Argos Index® mid-market
Median EV/EBITDA multiple on a six-month rolling basis
Source : Argos Index© mid-market / Epsilon Research
The Argos Index® is pulled down by both strategic buyers and investment funds
Multiples paid by investment funds are down 10% to 9.0x EBITDA in Q3, close to their long term average of 8.8x. With weaker fundraising (1) and LPs pushing for distributions, sponsors prioritized downside‑protected returns over “winning at any price”, resulting in tighter valuations. As the bid‑ask spread narrowed, PE exits rose 12.5% in the first three quarters of 2025, enabling investment funds to monetize older portfolio assets.
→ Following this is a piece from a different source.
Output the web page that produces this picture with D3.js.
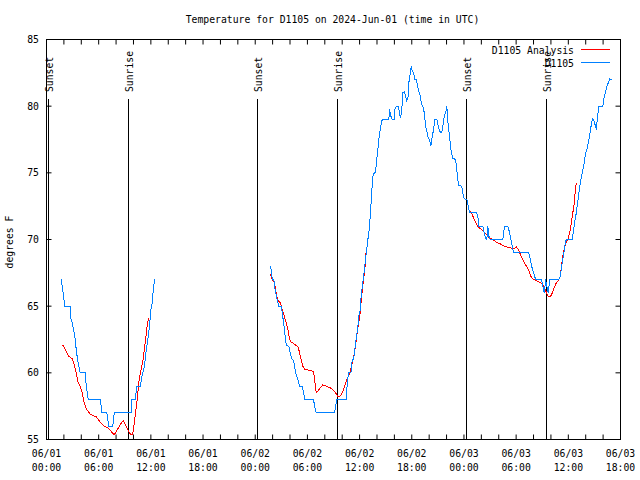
<!DOCTYPE html>
<html><head><meta charset="utf-8">
<script src="https://cdn.jsdelivr.net/npm/d3@7"></script>
<style>
body{margin:0;background:#fff}
svg{display:block}
text{font-family:"DejaVu Sans Mono",monospace;font-size:9.75px;fill:#000}
</style>
</head><body>
<svg id="c" width="640" height="480"></svg>
<script>
// ---------- data ----------
const chartTitle = "Temperature for D1105 on 2024-Jun-01 (time in UTC)";
const yAxisLabel = "degrees F";
const seriesNames = ["D1105 Analysis", "D1105"];
const seriesColors = ["#ff0000", "#0080ff"];
const yTickValues = [55, 60, 65, 70, 75, 80, 85];
const xStartUTC = Date.UTC(2024, 5, 1, 0, 0);
const xSpanHours = 66;
const sunEventNames = ["Sunset", "Sunrise", "Sunset", "Sunrise", "Sunset", "Sunrise"];
const sunEventHours = [0.20, 9.46, 24.30, 33.50, 48.34, 57.54];

// observations (hours since 06/01 00:00 UTC, deg F); null = gap
const obsPoints = [
 [1.69,67],[1.81,66.5],[1.96,65.75],[2.10,65],[2.73,65],[2.82,64],[2.96,63.75],[3.10,63.25],
 [3.25,62.75],[3.42,61.75],[3.57,61],[3.71,60.5],[3.88,60],[4.45,60],[4.57,59],[4.80,58],
 [6.18,58],[6.29,57.5],[6.36,57],[6.93,57],[7.05,56.5],[7.16,56],[7.62,56],[7.71,56.5],
 [7.79,57],[9.74,57],[9.75,58],[10.20,58],[10.29,58.5],[10.38,59],[10.84,59],[10.89,59.5],
 [11.07,60],[11.27,60.5],[11.39,61.25],[11.53,62],[11.70,62.75],[11.85,63.5],[12.00,64.75],
 [12.16,65.25],[12.31,66.5],[12.45,67],
 null,
 [25.73,68],[25.84,67.75],[25.88,67.5],[25.96,67],[26.14,67],[26.22,66.5],[26.34,66.1],
 [26.48,65.6],[26.71,65],[26.99,65],[27.11,64.5],[27.26,63.75],[27.40,63],[27.57,62.05],
 [27.86,62],[28.03,61.5],[28.18,61.1],[28.41,60.9],[28.64,60],[28.87,59.6],[29.10,59],
 [29.41,59],[29.56,58.5],[29.70,58],[30.71,58],[30.82,57.5],[31.02,57],[33.12,57],
 [33.24,57.5],[33.38,58],[34.47,58],[34.53,58.75],[34.65,59.6],[34.76,60],[35.00,60],
 [35.16,61],[35.31,61],[35.45,61.75],[35.62,62.6],[35.77,63.25],[35.91,64.25],[36.08,64.75],
 [36.14,65.5],[36.31,66.5],[36.46,67.25],[36.60,68],[36.77,69],[36.83,69.3],[37.00,70.25],
 [37.15,71],[37.29,72.5],[37.38,73.25],[37.46,74.25],[37.52,74.75],[37.69,75],[37.84,75],
 [37.92,75.75],[38.07,76.5],[38.21,77.5],[38.38,78.25],[38.53,78.9],[38.67,79],[39.36,79],
 [39.45,79.75],[39.59,79.25],[39.76,79],[39.99,79],[40.05,79.75],[40.22,80],[40.45,80],
 [40.60,79.5],[40.68,79.1],[40.83,79.5],[40.97,81],[41.14,81.1],[41.29,80.75],[41.43,80.4],
 [41.60,80.75],[41.66,81.75],[41.83,82.5],[41.94,83],[42.06,82.6],[42.21,82.5],[42.35,82],
 [42.52,82],[42.67,81.5],[42.81,81.1],[42.98,80.75],[43.13,80.1],[43.27,80],[43.44,79.5],
 [43.59,78.5],[43.73,78.1],[43.90,77.6],[44.05,77.5],[44.19,77],[44.36,77.75],[44.51,78.25],
 [44.65,79],[44.88,79],[45.05,78.5],[45.20,78.1],[45.43,78],[45.57,78.5],[45.74,79.25],
 [45.89,79.5],[46.03,80],[46.12,79],[46.20,78.5],[46.35,77.75],[46.49,76.75],[46.72,76.1],
 [47.04,76],[47.18,75.25],[47.27,74.6],[47.41,74.05],[47.73,74],[47.87,73.5],[48.04,73.05],
 [48.33,73],[48.50,72.5],[48.65,72],[49.48,72],[49.65,71.5],[49.71,71],[50.17,71],
 [50.34,70.5],[50.49,70.05],[50.63,70],[50.75,71],[50.86,70.25],[51.03,70],[52.47,70],
 [52.67,71],[53.05,71],[53.25,70.5],[53.39,70],[53.56,69.5],[53.71,69],[55.46,69],
 [55.63,68.5],[55.78,68],[56.01,67.5],[56.24,67],[56.93,67],[57.07,66.5],[57.24,66],
 [57.39,67],[57.53,66.5],[57.70,66],[57.85,67],[58.91,67],[59.08,67.25],[59.23,68],
 [59.37,68.5],[59.54,69.25],[59.69,69.9],[59.83,70],[60.46,70],[60.61,70.75],[60.75,71.4],
 [60.92,72],[61.07,72.75],[61.21,73.5],[61.38,74.25],[61.53,74.75],[61.67,75.25],[61.84,75.75],
 [61.99,76.5],[62.13,76.75],[62.25,77.1],[62.45,77.75],[62.59,78.4],[62.76,79.05],[62.91,79],
 [63.02,78.75],[63.22,78.25],[63.37,79.25],[63.51,80],[63.97,80],[64.14,80.75],[64.29,81.1],
 [64.43,81.5],[64.60,81.75],[64.75,82.05],[65.03,82]
];

// analysis (hours since 06/01 00:00 UTC, deg F); null = gap
const anaPoints = [
 [1.76,62.1],[1.96,62],[2.27,61.6],[2.56,61.25],[2.96,61.05],[3.19,60.6],[3.42,60],[3.65,59.25],
 [3.88,58.95],[4.11,58.5],[4.34,57.75],[4.57,57.3],[4.80,57.1],[5.03,56.9],[5.32,56.8],
 [5.72,56.7],[5.95,56.5],[6.29,56.2],[6.70,55.95],[7.05,55.9],[7.33,55.7],[7.56,55.5],
 [7.79,55.35],[8.02,55.6],[8.40,56],[8.71,56.35],[8.86,56.4],[9.09,56.1],[9.32,55.75],
 [9.55,55.5],[9.66,55.4],[9.89,55.4],[10.01,55.75],[10.12,56.4],[10.24,57.05],[10.35,57.6],
 [10.47,58.25],[10.58,59],[10.70,59.75],[10.81,60],[10.93,60.4],[11.04,60.75],[11.16,61.25],
 [11.27,61.9],[11.39,62.5],[11.50,63.1],[11.62,63.75],[11.73,64.1],
 null,
 [25.76,67.4],[25.96,67],[26.22,66.75],[26.42,65.9],[26.65,65.4],[26.88,65.25],[27.11,64.75],
 [27.34,64.25],[27.57,63.75],[27.80,63.1],[27.95,62.5],[28.14,62.3],[28.41,62.2],[28.72,62.05],
 [28.95,61.9],[29.10,61.5],[29.29,61],[29.47,60.5],[29.70,60.25],[30.25,60.2],[30.71,60.1],
 [30.82,59.5],[31.02,58.5],[31.40,58.8],[31.77,59.1],[32.17,59],[32.55,58.9],[32.92,58.75],
 [33.24,58.5],[33.50,58.25],[33.70,58.2],[33.93,58.4],[34.16,58.75],[34.39,59.25],[34.62,59.6],
 [34.85,59.9],[35.08,60.5],[35.31,61.1],[35.54,62.1],[35.77,63.25],[36.00,64.1],[36.23,65.75],
 [36.37,66.5],[36.60,67.75],[36.77,69.25],[36.83,69.3],
 null,
 [48.73,72.1],[48.88,72],[49.02,71.75],[49.25,71.4],[49.48,71.1],[49.71,70.9],[50.03,70.75],
 [50.26,70.6],[50.57,70.4],[50.95,70.1],[51.32,70],[51.72,69.8],[52.10,69.7],[52.47,69.55],
 [52.87,69.45],[53.44,69.35],[53.82,69.3],[54.02,69.45],[54.25,69.25],[54.48,68.9],[54.77,68.5],
 [55.09,68.1],[55.40,67.75],[55.69,67.25],[55.92,67.05],[56.32,66.9],[56.70,66.8],[57.01,66.7],
 [57.16,66.45],[57.30,66.3],[57.47,66.05],[57.70,65.7],[57.93,65.7],[58.16,66],[58.39,66.4],
 [58.62,66.75],[58.85,66.9],[59.08,67.25],[59.23,68.1],[59.37,68.75],[59.60,69.5],[59.83,69.9],
 [60.00,70.1],[60.23,70.75],[60.46,71.75],[60.69,72.75],[60.84,74],[60.92,74.2],[60.98,74.1]
];

// ---------- drawing ----------
const toDate = h => new Date(xStartUTC + h * 3600000);
const L = 46, R = 620, T = 39, B = 439;
const x = d3.scaleUtc().domain([toDate(0), toDate(xSpanHours)]).range([L, R]);
const y = d3.scaleLinear().domain([55, 85]).range([B, T]);
const svg = d3.select("#c");

svg.append("rect").attr("width", 640).attr("height", 480).attr("fill", "#fff");

// title
svg.append("text").attr("x", 332.5).attr("y", 23).attr("text-anchor", "middle").text(chartTitle);

// axes ticks (inward, mirrored)
const xTicks = d3.utcHour.every(2).range(toDate(0), toDate(xSpanHours + 0.01));
const gb = svg.append("g").attr("transform", `translate(0,${B + 0.5})`)
  .call(d3.axisBottom(x).tickValues(xTicks).tickSizeInner(-5).tickSizeOuter(0).tickFormat(""));
const gt = svg.append("g").attr("transform", `translate(0,${T + 0.5})`)
  .call(d3.axisTop(x).tickValues(xTicks).tickSizeInner(-5).tickSizeOuter(0).tickFormat(""));
const gl = svg.append("g").attr("transform", `translate(${L + 0.5},0)`)
  .call(d3.axisLeft(y).tickValues(yTickValues).tickSizeInner(-5).tickSizeOuter(0).tickFormat(""));
const gr = svg.append("g").attr("transform", `translate(${R + 0.5},0)`)
  .call(d3.axisRight(y).tickValues(yTickValues).tickSizeInner(-5).tickSizeOuter(0).tickFormat(""));
[gb, gt, gl, gr].forEach(g => {
  g.select(".domain").remove();
  g.selectAll(".tick line").attr("stroke", "#000").attr("stroke-width", 1);
});

// x tick labels (every 6 h, two lines)
const fmtDay = d3.utcFormat("%m/%d"), fmtTime = d3.utcFormat("%H:%M");
const xLabelTicks = d3.utcHour.every(6).range(toDate(0), toDate(xSpanHours + 0.01));
const xl = svg.append("g").selectAll("g").data(xLabelTicks).join("g")
  .attr("transform", d => `translate(${x(d) + 0.5},0)`);
xl.append("text").attr("y", 457).attr("text-anchor", "middle").text(d => fmtDay(d));
xl.append("text").attr("y", 471).attr("text-anchor", "middle").text(d => fmtTime(d));

// y tick labels
svg.append("g").selectAll("text").data(yTickValues).join("text")
  .attr("x", 39).attr("y", d => y(d) + 4).attr("text-anchor", "end").text(d => d);

// y axis title
svg.append("text").attr("transform", "translate(13,242) rotate(-90)")
  .attr("text-anchor", "middle").text(yAxisLabel);

// sunrise / sunset markers
const sun = svg.append("g").selectAll("g").data(sunEventHours).join("g")
  .attr("transform", d => `translate(${Math.round(x(toDate(d))) + 0.5},0)`);
sun.append("line").attr("y1", 99).attr("y2", B + 0.5).attr("stroke", "#000").attr("stroke-width", 1);
sun.append("text").attr("transform", "translate(4.5,92) rotate(-90)")
  .attr("text-anchor", "start").text((d, i) => sunEventNames[i]);

// clip
svg.append("clipPath").attr("id", "clip").append("rect")
  .attr("x", L).attr("y", T).attr("width", R - L + 1).attr("height", B - T + 1);

const line = d3.line().defined(d => d !== null)
  .x(d => x(toDate(d[0])) + 0.5).y(d => y(d[1]) + 0.5);

svg.append("path").datum(anaPoints).attr("clip-path", "url(#clip)")
  .attr("fill", "none").attr("stroke", seriesColors[0]).attr("stroke-width", 1)
  .attr("shape-rendering", "crispEdges").attr("d", line);
svg.append("path").datum(obsPoints).attr("clip-path", "url(#clip)")
  .attr("fill", "none").attr("stroke", seriesColors[1]).attr("stroke-width", 1)
  .attr("shape-rendering", "crispEdges").attr("d", line);

// frame
svg.append("rect").attr("x", L + 0.5).attr("y", T + 0.5).attr("width", R - L).attr("height", B - T)
  .attr("fill", "none").attr("stroke", "#000").attr("stroke-width", 1);

// legend
const leg = svg.append("g").selectAll("g").data(seriesNames).join("g")
  .attr("transform", (d, i) => `translate(0,${49.5 + i * 13})`);
leg.append("text").attr("x", 574).attr("y", 4).attr("text-anchor", "end").text(d => d);
leg.append("line").attr("x1", 581).attr("x2", 610).attr("y1", 0).attr("y2", 0)
  .attr("stroke", (d, i) => seriesColors[i]).attr("stroke-width", 1);
</script>
</body></html>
Mid‑market LBO activity tracked the broader M&A market, with its share of total deal volume steady at a low 15%.
Multiples paid by strategic buyers continued their decline, reaching 7.7x EBITDA in Q3 (12% below their long term average). Large corporates pursued opportunistic acquisitions at lower multiples, with a record share of deals priced below 7.0x EBITDA. At the same time, growing public equity markets since early 2025(2) supported high‑premium strategic transactions, particularly in sectors adapting to AI and digital transformation.
(1) European private equity fund raising is down 33.3% over the first 3 quarters 2025, from 2024’s record (Source: Pitchbook in VRC European Private Market Update: Q3 2025)
(2) The EURO STOXX TMI Small Index is up 2.5% in Q3 and 18.4% since 1st Jan. 2025
Enterprise value / historical EBITDA
Source : Argos Index© mid-market / Epsilon Research
Record lows of transactions above 15x EBITDA
In Q3 2025, transactions at the extremes accounted for 35% of the index sample, reflecting a record‑low share of >15x deals alongside a higher proportion of low‑end transactions priced below 7.0x EBITDA.
Share of transactions at extreme multiples (15x EBITDA)
Source : Argos Index© mid-market / Epsilon Research
Share of transactions at multiples >15x EBITDA Argos Index® sample
Transactions priced below 7.0x EBITDA account for 28% of the sample, highlighting persistent downward pressure on valuations.
Share of transactions at multiples 15x EBITDA Argos Index® sample
Limited recovery of the M&A mid-market activity
The Euro zone mid-market M&A began to recover in Q2 2025 (updated data) after the Q1 dip and then stabilized in Q3 versus Q2. Over the first three quarters of 2025, the mid-market activity was broadly flat vs. 2024 and 20% above the 2020–2023 level: Europe is lagging the gradual global M&A recovery(1).
The euro area market benefited from improving fundamentals: macro stabilization with modest Q3 growth(2), inflation hovering near target (2.1–2.2%) and the ECB cutting its deposit rate to 2.0% in June following reductions in February and April.
That said, mixed economic signals, tariff related uncertainty, geopolitical risk, and domestic political instability (notably in France) continue to weigh on a clear rebound in M&A activity.
(1) Europe M&A deal value declined 5% to $375bn in the first nine months of 2025, while the global M&A activity grew 10% – source: Boston Consulting Group Global M&A Report in Reuters, 28.10.2025.
(2) In Q3 2025, seasonally adjusted GDP increased by 0.2% in the euro area compared with the previous quarter, according to a preliminary flash estimate published by Eurostat on 30.10.2025.
Eurozone mid-market activity (€15–500m) in volume (# deals) and value
Source : Argos Index© mid-market / Epsilon Research
Volume of mid-market deals in the euro area (number of transactions)
Investment fund activity declined in line with the broader M&A market. Their share(1) of mid-market M&A over the past six months remained stable at 15% in deal count, but remains at a high 30% in disclosed deal value.